- Request
The line holding "(8,8) rectangle (1131,693);" is the last one to output; start at the first line of the data, keep every line in between exactly, and leave out pictures.

──────────────────────────────

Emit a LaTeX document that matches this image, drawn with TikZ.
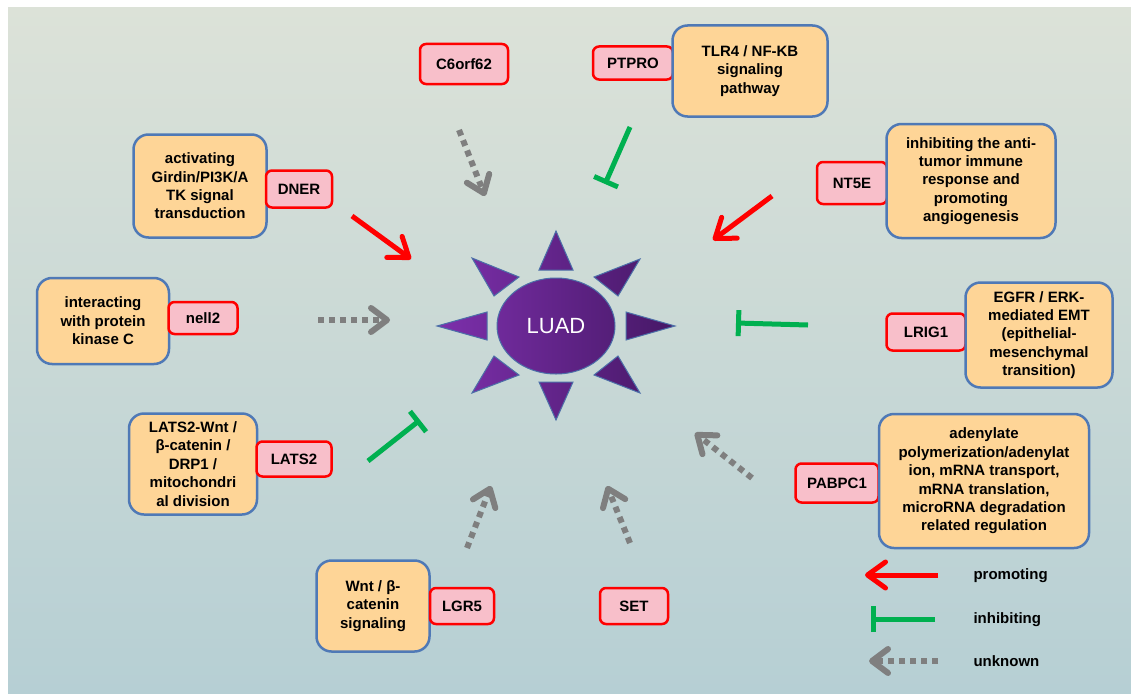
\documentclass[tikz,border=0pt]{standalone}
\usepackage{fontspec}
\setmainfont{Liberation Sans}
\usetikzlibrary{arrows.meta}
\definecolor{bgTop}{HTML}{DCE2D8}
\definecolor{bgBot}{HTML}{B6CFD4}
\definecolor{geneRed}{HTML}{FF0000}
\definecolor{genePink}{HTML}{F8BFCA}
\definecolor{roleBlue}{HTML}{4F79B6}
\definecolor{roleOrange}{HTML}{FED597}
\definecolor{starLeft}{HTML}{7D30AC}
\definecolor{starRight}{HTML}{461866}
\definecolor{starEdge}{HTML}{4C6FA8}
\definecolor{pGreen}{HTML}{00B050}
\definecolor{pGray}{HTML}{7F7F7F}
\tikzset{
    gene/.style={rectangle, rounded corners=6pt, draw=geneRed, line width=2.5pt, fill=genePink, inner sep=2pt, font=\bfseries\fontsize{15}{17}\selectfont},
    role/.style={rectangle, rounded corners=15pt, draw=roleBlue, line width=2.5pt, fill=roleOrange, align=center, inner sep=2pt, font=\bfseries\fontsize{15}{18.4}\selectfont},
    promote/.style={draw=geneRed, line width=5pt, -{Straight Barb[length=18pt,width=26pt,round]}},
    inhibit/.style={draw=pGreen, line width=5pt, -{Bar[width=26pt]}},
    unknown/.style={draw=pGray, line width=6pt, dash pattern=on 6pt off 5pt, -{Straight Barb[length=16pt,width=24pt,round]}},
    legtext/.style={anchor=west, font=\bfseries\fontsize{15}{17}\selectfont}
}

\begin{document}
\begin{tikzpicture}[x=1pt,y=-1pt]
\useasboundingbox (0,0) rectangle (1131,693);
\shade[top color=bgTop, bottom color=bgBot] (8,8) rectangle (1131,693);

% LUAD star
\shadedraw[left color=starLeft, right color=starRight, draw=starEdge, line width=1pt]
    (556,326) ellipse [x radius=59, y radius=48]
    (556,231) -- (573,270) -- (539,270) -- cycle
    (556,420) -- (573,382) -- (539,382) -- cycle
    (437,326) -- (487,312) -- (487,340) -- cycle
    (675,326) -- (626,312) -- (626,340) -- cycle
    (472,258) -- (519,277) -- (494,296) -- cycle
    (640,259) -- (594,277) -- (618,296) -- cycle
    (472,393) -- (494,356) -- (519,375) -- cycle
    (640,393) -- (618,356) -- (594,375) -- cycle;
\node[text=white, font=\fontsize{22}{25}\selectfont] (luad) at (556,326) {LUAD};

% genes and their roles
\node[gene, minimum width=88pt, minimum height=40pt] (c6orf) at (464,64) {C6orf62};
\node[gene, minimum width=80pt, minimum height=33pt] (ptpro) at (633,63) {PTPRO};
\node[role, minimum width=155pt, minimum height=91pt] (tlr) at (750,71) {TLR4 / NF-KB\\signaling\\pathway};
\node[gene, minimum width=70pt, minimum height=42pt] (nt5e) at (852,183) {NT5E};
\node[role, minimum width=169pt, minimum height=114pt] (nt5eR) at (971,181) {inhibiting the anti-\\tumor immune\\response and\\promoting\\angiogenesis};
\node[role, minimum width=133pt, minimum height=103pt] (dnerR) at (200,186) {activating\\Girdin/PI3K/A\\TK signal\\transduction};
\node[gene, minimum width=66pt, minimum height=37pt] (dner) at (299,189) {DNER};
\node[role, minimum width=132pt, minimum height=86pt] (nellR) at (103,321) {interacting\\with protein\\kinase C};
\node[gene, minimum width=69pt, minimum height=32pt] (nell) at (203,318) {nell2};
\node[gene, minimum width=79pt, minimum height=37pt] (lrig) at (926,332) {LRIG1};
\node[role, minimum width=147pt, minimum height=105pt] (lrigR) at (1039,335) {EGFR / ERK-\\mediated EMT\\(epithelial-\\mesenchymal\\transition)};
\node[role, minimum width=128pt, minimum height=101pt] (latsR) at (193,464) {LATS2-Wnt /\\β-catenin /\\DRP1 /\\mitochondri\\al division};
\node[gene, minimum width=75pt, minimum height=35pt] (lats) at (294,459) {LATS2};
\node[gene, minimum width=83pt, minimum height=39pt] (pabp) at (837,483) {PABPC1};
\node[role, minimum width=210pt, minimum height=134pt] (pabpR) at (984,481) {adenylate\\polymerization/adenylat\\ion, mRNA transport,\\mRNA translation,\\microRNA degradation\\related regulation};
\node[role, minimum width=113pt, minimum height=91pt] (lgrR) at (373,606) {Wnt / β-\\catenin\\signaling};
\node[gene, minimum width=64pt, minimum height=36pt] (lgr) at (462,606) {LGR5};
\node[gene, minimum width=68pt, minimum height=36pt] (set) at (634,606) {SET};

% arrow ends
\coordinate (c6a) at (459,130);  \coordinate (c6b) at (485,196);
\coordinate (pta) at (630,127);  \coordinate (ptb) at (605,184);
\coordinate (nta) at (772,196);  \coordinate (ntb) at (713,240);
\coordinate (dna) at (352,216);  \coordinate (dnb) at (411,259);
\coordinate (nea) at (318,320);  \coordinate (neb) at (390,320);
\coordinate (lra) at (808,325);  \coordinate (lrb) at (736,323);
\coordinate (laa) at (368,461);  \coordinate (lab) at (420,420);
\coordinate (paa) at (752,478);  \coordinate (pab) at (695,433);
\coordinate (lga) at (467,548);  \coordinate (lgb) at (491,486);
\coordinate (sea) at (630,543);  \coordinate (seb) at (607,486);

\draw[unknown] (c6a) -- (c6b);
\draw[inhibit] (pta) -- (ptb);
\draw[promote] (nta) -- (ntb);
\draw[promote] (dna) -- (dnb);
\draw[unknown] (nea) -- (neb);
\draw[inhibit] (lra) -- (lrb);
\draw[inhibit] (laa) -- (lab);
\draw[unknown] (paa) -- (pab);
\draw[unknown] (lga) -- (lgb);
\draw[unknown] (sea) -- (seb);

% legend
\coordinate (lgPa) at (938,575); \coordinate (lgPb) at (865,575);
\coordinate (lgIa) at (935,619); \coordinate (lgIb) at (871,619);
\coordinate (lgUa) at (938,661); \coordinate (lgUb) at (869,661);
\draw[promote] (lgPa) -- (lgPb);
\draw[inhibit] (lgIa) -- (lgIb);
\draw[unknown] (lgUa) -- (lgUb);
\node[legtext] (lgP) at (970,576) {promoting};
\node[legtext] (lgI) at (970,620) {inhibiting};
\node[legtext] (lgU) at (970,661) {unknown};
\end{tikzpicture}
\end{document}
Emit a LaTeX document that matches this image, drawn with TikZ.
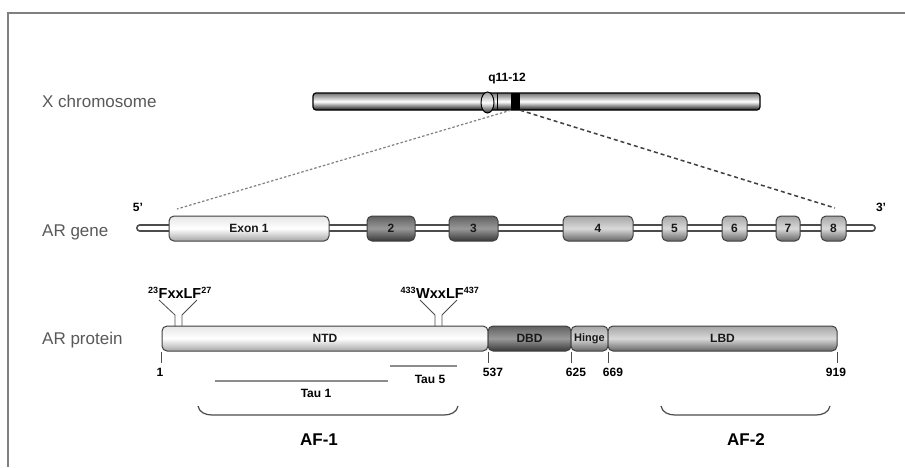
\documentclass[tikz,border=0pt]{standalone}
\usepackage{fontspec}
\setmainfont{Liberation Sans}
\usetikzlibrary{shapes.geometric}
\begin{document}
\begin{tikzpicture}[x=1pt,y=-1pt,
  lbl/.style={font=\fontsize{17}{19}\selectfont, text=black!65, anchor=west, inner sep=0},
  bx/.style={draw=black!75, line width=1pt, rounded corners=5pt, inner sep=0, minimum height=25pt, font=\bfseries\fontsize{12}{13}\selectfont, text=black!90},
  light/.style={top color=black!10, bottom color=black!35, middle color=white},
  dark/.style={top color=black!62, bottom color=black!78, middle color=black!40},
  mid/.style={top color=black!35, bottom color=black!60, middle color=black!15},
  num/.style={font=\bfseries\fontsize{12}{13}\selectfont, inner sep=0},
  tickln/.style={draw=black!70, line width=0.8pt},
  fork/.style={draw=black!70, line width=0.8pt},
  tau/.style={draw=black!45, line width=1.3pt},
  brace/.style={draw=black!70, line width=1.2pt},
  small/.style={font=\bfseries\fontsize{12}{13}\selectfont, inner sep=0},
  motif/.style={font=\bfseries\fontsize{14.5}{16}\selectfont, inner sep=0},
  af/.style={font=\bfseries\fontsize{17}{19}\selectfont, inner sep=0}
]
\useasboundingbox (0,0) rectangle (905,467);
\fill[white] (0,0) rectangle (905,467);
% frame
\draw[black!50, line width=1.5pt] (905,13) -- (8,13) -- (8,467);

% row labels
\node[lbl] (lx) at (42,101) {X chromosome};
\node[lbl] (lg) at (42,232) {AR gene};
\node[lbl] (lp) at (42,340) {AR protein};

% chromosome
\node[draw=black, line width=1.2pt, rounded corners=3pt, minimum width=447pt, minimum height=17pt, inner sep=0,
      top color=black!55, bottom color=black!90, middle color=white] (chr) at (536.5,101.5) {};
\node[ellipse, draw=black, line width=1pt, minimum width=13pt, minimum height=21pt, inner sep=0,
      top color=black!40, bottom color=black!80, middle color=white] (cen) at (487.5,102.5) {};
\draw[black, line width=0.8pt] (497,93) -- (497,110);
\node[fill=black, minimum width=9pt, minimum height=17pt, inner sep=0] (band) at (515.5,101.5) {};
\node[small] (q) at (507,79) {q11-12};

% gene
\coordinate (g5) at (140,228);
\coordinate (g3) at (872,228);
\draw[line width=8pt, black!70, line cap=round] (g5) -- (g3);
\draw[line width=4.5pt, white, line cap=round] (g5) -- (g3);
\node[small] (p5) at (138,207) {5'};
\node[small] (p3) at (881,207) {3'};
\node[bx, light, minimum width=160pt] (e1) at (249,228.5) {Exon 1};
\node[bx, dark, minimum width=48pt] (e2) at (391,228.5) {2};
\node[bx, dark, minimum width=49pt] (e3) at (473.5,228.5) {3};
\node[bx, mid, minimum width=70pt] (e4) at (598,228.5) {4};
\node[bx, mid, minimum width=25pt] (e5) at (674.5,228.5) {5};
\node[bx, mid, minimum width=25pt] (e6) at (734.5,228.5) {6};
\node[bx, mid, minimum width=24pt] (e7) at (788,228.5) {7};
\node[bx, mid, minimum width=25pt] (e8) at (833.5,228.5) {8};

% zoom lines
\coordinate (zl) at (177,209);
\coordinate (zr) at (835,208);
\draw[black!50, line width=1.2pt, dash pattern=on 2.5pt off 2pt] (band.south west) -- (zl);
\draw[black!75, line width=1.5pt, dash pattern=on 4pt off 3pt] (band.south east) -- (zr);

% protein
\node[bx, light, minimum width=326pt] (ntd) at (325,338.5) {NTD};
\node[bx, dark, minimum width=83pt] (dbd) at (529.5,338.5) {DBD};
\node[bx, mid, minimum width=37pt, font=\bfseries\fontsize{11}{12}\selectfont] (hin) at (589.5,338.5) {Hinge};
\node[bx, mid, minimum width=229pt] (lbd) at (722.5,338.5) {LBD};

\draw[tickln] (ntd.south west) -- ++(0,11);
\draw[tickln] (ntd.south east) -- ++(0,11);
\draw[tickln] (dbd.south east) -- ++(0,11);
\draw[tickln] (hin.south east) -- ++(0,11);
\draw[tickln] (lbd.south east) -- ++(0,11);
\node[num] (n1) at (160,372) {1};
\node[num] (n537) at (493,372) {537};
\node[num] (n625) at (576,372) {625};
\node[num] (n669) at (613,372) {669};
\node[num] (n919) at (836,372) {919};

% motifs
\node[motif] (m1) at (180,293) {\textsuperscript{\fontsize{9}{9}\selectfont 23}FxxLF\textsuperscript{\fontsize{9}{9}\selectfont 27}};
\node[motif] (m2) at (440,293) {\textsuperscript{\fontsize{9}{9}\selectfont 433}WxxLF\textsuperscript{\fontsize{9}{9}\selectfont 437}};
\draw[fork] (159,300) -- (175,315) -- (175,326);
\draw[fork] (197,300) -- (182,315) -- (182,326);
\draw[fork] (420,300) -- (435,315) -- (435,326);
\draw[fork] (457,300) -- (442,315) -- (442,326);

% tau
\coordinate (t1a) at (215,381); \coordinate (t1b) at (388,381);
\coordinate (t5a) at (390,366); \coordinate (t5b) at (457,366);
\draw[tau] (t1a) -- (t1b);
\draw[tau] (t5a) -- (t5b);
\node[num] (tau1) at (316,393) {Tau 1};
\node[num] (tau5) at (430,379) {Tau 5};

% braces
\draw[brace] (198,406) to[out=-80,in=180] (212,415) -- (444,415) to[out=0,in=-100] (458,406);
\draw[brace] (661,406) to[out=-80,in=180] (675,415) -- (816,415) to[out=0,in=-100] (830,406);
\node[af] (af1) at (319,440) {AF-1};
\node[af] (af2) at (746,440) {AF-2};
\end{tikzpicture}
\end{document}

──────────────────────────────

- Response to the exercise
Emit a LaTeX document that matches this image, drawn with TikZ.
\documentclass[tikz,border=0pt]{standalone}
\usepackage{fontspec}
\setmainfont{Liberation Sans}
\usetikzlibrary{arrows.meta}
\definecolor{bgTop}{HTML}{DCE2D8}
\definecolor{bgBot}{HTML}{B6CFD4}
\definecolor{geneRed}{HTML}{FF0000}
\definecolor{genePink}{HTML}{F8BFCA}
\definecolor{roleBlue}{HTML}{4F79B6}
\definecolor{roleOrange}{HTML}{FED597}
\definecolor{starLeft}{HTML}{7D30AC}
\definecolor{starRight}{HTML}{461866}
\definecolor{starEdge}{HTML}{4C6FA8}
\definecolor{pGreen}{HTML}{00B050}
\definecolor{pGray}{HTML}{7F7F7F}
\tikzset{
    gene/.style={rectangle, rounded corners=6pt, draw=geneRed, line width=2.5pt, fill=genePink, inner sep=2pt, font=\bfseries\fontsize{15}{17}\selectfont},
    role/.style={rectangle, rounded corners=15pt, draw=roleBlue, line width=2.5pt, fill=roleOrange, align=center, inner sep=2pt, font=\bfseries\fontsize{15}{18.4}\selectfont},
    promote/.style={draw=geneRed, line width=5pt, -{Straight Barb[length=18pt,width=26pt,round]}},
    inhibit/.style={draw=pGreen, line width=5pt, -{Bar[width=26pt]}},
    unknown/.style={draw=pGray, line width=6pt, dash pattern=on 6pt off 5pt, -{Straight Barb[length=16pt,width=24pt,round]}},
    legtext/.style={anchor=west, font=\bfseries\fontsize{15}{17}\selectfont}
}

\begin{document}
\begin{tikzpicture}[x=1pt,y=-1pt]
\useasboundingbox (0,0) rectangle (1131,693);
\shade[top color=bgTop, bottom color=bgBot] (8,8) rectangle (1131,693);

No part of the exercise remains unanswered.